Stage of Implementation
By 2018, over 1,700,000 farmers in Kenya, Tanzania, and Rwanda insured over USD 180M against a variety of weather risks underwritten by various insurance companies. Crops insured include maize, sorghum, coffee, sunflower, wheat, cashew nuts, and potato, with coverage against drought, excess rain, and storms.
- Insurance companies: A variety of weather risks underwritten by various insurance companies like UAP Insurance Kenya, CIC Insurance Group Limited, APA Insurance, Heritage Insurance, UAP Insurance Tanzania, and SORAS Insurance Rwanda which have the potential to scale and replicate the instrument in high-impact countries.
- A mobile money platform: Use of a mobile money platform like M-PESA provides many benefits, like effective collection of data, reduction of administrative and operational costs, faster registration of new policies, and more accurate geo-tagging of farms. It also reduces application and claims settlement time and rapid pay-outs.
- Subsidy providers: Donors, governments, or agribusiness partners can partially subsidize the insurance premiums which helps in de-risking it and makes it affordable for the farmers and facilitates the expansion.
- Distribution channels will bundle the index insurance with crop seeds from certified distributors. The product will be distributed as a scratch card attached to a seed bag and sold in shops, available in remote areas, or through cooperatives and accessible to all farmers with a simple mobile phone.
- Countries with high climate vulnerability will have a high demand for index insurance, which can be assessed using datasets like The Notre Dame-Global Adaptation Index (ND-GAIN) Country Index, Aqueduct’s global water risk mapping tool dataset for drought and flood vulnerability.
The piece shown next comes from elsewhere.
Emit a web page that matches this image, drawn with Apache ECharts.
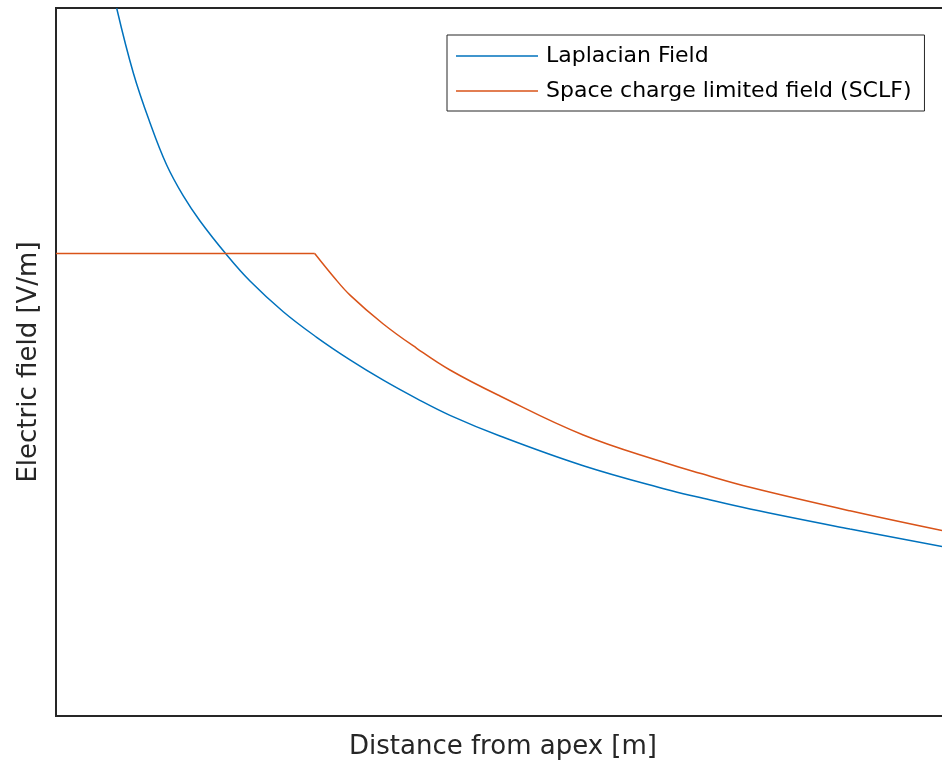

- Availability of robust climate data: Climate data and associated analytics are critical to developing insurance products. Lack of data to understand the climate risk exposure at the local level, quantify future climate-related risk, estimates losses, identify critical thresholds, etc. are a serious constraint for innovation, deployment, and expansion of insurance products.
- Progressive regulation and subsidy schemes for index insurance: African regulators have generally been reactive on index insurance considering it has been introduced first by the markets. Mostly due to the low update, there are no strict regulations on index and mobile insurance.
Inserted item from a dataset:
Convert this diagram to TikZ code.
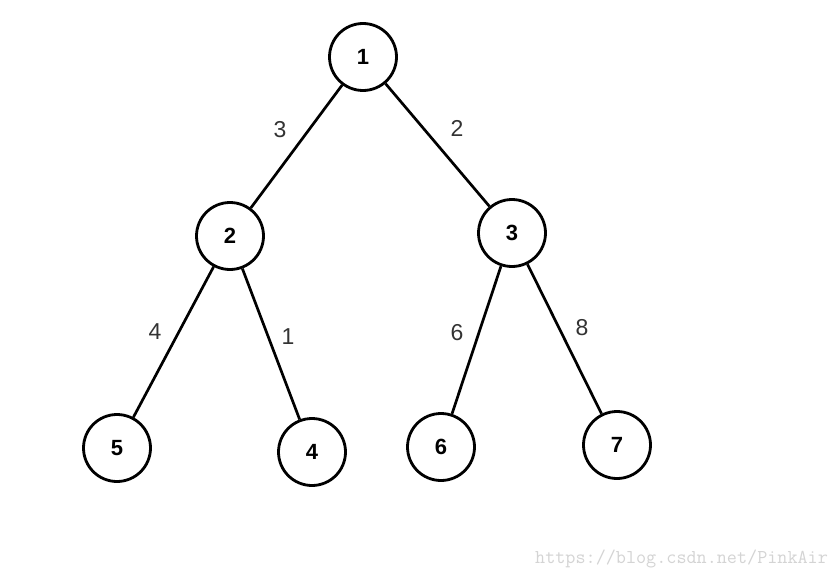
\documentclass[tikz,border=0pt]{standalone}
\usepackage{fontspec}
\setmainfont{Liberation Sans}
\usetikzlibrary{positioning}

\tikzset{
    vertex/.style={draw,circle,line width=2.8pt,minimum size=67pt,inner sep=0pt,font=\fontsize{22}{22}\selectfont\bfseries},
    weight/.style={font=\fontsize{23}{23}\selectfont,text=black!80,inner sep=0pt},
    edge/.style={line width=2.7pt}
}

\begin{document}
\begin{tikzpicture}[x=1pt,y=-1pt]
    \useasboundingbox[fill=white] (0,0) rectangle (836,578);

    % Vertices
    \node[vertex] (v1) at (363,57) {1};
    \node[vertex] (v2) at (230,236) {2};
    \node[vertex] (v3) at (512,233) {3};
    \node[vertex] (v5) at (117,448) {5};
    \node[vertex] (v4) at (312,452) {4};
    \node[vertex] (v6) at (441,447) {6};
    \node[vertex] (v7) at (617,445) {7};

    % Edges
    \draw[edge] (v1) -- (v2);
    \draw[edge] (v1) -- (v3);
    \draw[edge] (v2) -- (v5);
    \draw[edge] (v2) -- (v4);
    \draw[edge] (v3) -- (v6);
    \draw[edge] (v3) -- (v7);

    % Weights
    \node[weight] (w12) at (280,130) {3};
    \node[weight] (w13) at (457,128) {2};
    \node[weight] (w25) at (155,332) {4};
    \node[weight] (w24) at (288,337) {1};
    \node[weight] (w36) at (457,333) {6};
    \node[weight] (w37) at (582,328) {8};

    \node[anchor=base west,inner sep=0pt,text=black!17,font=\ttfamily\fontsize{19.6}{19.6}\selectfont] (mark) at (535,563) {https://blog.csdn.net/PinkAir};
\end{tikzpicture}
\end{document}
- High adoption rate of mobiles and mobile money accounts: Reports suggest that there are more than 500 million registered mobile accounts in Africa in 2021, surpassing the number in the United States or Europe. Africa also remains a leader in mobile money use, especially becoming popular in areas where access to financial services is low.
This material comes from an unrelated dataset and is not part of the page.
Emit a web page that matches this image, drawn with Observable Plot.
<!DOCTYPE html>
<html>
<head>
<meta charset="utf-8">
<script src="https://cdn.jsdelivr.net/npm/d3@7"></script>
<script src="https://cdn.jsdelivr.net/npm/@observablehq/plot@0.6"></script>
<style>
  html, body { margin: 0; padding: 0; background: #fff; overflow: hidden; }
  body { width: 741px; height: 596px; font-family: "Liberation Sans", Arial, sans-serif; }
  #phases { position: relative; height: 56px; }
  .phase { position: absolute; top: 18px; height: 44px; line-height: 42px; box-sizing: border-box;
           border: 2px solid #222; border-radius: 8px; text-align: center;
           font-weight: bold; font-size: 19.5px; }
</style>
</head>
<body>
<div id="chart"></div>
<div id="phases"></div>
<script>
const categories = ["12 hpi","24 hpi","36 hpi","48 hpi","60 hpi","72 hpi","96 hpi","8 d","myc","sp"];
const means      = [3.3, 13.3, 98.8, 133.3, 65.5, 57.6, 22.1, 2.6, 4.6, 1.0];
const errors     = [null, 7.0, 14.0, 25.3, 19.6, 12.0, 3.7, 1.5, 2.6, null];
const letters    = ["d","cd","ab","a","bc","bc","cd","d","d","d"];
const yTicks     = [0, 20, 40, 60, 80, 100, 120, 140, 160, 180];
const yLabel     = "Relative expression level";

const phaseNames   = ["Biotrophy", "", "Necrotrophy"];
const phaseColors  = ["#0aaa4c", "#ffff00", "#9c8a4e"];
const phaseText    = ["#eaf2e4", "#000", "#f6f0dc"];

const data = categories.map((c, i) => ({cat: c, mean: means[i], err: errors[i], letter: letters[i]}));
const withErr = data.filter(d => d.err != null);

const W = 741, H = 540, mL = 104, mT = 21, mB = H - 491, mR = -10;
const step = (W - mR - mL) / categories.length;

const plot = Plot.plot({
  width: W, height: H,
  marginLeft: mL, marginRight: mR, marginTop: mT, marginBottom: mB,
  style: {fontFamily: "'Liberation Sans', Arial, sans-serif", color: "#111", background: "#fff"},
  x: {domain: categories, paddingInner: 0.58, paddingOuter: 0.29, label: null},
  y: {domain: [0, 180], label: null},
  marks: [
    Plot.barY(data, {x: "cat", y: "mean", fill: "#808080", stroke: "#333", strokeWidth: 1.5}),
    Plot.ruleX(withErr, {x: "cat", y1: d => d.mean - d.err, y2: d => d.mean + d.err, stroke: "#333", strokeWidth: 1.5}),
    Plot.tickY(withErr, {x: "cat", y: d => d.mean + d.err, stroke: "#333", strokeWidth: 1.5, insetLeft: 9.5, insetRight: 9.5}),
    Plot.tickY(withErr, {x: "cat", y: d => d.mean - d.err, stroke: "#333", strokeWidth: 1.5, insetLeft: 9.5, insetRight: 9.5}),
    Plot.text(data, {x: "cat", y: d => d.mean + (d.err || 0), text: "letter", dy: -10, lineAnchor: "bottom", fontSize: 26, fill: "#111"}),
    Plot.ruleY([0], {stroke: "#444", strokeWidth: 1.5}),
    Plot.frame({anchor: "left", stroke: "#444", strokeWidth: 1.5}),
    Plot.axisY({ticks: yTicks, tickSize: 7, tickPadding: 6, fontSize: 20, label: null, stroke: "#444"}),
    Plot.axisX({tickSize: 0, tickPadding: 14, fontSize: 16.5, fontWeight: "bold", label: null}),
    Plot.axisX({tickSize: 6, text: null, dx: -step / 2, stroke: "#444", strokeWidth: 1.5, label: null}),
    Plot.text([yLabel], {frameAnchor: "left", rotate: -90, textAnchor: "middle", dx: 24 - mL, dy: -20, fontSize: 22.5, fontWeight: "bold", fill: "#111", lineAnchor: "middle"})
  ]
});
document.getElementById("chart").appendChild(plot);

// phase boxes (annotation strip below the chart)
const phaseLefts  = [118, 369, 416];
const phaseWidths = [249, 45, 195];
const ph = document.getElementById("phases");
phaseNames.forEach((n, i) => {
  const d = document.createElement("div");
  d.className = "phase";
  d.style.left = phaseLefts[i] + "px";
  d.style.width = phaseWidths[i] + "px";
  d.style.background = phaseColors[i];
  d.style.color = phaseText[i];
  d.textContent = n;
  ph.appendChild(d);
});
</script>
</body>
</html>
- The effectiveness of distribution channels might differ from region to region. Farmer organizations remain an effective channel to both increase demand – for instance through buying group insurance on behalf of farmers – and raise awareness of index insurance within their cooperative.
The Conférence Interafricaine des Marchés d’Assurances (CIMA) region, which is an integrated organization of the insurance industry which comprises 14 African member countries in Central and West Africa (Benin, Burkina Faso, Cameroon, Central African Republic, Congo, Côte-d’Ivoire, Gabon, Guinea Bissau, Equatorial Guinea, Mali, Niger, Senegal, Chad, Comoros and Togo), has a regulation that is in favor of agricultural microinsurance integrated with mobile money technology and it is designed to encourage micro insurance agents to enter the market. Further, some governments offer subsidy schemes to support the agricultural insurance sector and the most supportive schemes in Kenya and Senegal are offering a 50% subsidy on the premium.